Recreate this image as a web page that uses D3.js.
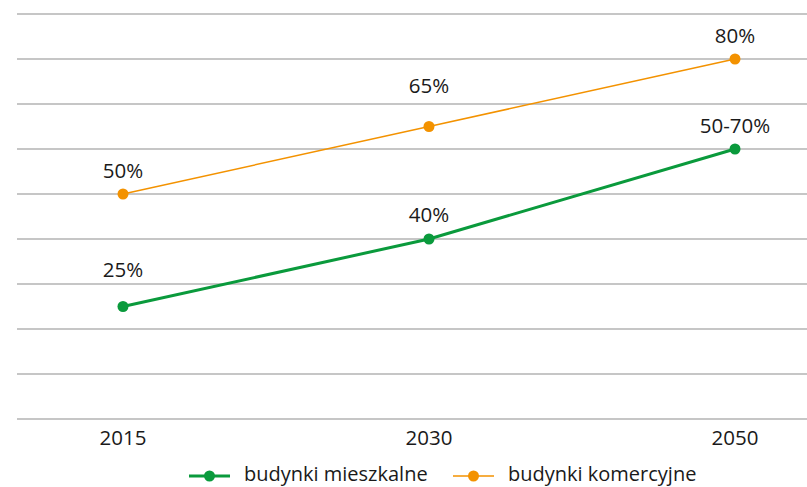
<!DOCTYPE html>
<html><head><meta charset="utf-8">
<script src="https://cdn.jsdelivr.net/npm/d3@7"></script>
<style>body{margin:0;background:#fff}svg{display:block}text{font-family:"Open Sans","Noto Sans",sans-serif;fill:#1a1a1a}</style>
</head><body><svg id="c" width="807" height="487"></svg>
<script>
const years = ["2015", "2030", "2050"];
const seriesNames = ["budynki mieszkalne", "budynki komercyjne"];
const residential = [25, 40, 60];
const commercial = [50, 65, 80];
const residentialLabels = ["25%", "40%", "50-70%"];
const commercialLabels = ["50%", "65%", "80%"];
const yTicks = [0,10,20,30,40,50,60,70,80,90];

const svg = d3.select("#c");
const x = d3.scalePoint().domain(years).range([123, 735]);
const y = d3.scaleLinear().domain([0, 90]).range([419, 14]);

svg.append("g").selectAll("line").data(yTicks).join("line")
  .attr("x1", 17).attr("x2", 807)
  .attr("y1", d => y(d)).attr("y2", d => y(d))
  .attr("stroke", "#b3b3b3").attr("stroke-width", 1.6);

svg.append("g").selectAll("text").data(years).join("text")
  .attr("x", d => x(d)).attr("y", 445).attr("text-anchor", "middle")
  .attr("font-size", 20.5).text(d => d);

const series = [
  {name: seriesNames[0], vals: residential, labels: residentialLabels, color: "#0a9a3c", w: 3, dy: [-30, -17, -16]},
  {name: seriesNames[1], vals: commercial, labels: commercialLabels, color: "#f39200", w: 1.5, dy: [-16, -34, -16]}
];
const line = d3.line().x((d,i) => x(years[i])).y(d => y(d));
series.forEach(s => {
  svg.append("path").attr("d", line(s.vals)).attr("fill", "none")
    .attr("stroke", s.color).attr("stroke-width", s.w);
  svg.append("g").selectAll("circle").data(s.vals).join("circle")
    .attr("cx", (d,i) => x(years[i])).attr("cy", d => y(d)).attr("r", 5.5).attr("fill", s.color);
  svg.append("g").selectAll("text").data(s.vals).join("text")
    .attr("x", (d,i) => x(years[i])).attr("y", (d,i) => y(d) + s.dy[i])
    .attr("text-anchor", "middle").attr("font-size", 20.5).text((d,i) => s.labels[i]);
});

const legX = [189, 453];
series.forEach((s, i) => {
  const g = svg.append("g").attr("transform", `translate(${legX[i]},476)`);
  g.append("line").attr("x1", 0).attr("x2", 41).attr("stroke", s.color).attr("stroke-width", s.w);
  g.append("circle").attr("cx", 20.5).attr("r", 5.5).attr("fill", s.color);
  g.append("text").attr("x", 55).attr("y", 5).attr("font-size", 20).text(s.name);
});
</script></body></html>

============================================================

Short exercise >> Exactly restate the lines from the beginning of the data through the line with "20.5).text(d => d);", and no others, keeping pictures out.

Exercise output >>
Recreate this image as a web page that uses D3.js.
<!DOCTYPE html>
<html><head><meta charset="utf-8">
<script src="https://cdn.jsdelivr.net/npm/d3@7"></script>
<style>body{margin:0;background:#fff}svg{display:block}text{font-family:"Open Sans","Noto Sans",sans-serif;fill:#1a1a1a}</style>
</head><body><svg id="c" width="807" height="487"></svg>
<script>
const years = ["2015", "2030", "2050"];
const seriesNames = ["budynki mieszkalne", "budynki komercyjne"];
const residential = [25, 40, 60];
const commercial = [50, 65, 80];
const residentialLabels = ["25%", "40%", "50-70%"];
const commercialLabels = ["50%", "65%", "80%"];
const yTicks = [0,10,20,30,40,50,60,70,80,90];

const svg = d3.select("#c");
const x = d3.scalePoint().domain(years).range([123, 735]);
const y = d3.scaleLinear().domain([0, 90]).range([419, 14]);

svg.append("g").selectAll("line").data(yTicks).join("line")
  .attr("x1", 17).attr("x2", 807)
  .attr("y1", d => y(d)).attr("y2", d => y(d))
  .attr("stroke", "#b3b3b3").attr("stroke-width", 1.6);

svg.append("g").selectAll("text").data(years).join("text")
  .attr("x", d => x(d)).attr("y", 445).attr("text-anchor", "middle")
  .attr("font-size", 20.5).text(d => d);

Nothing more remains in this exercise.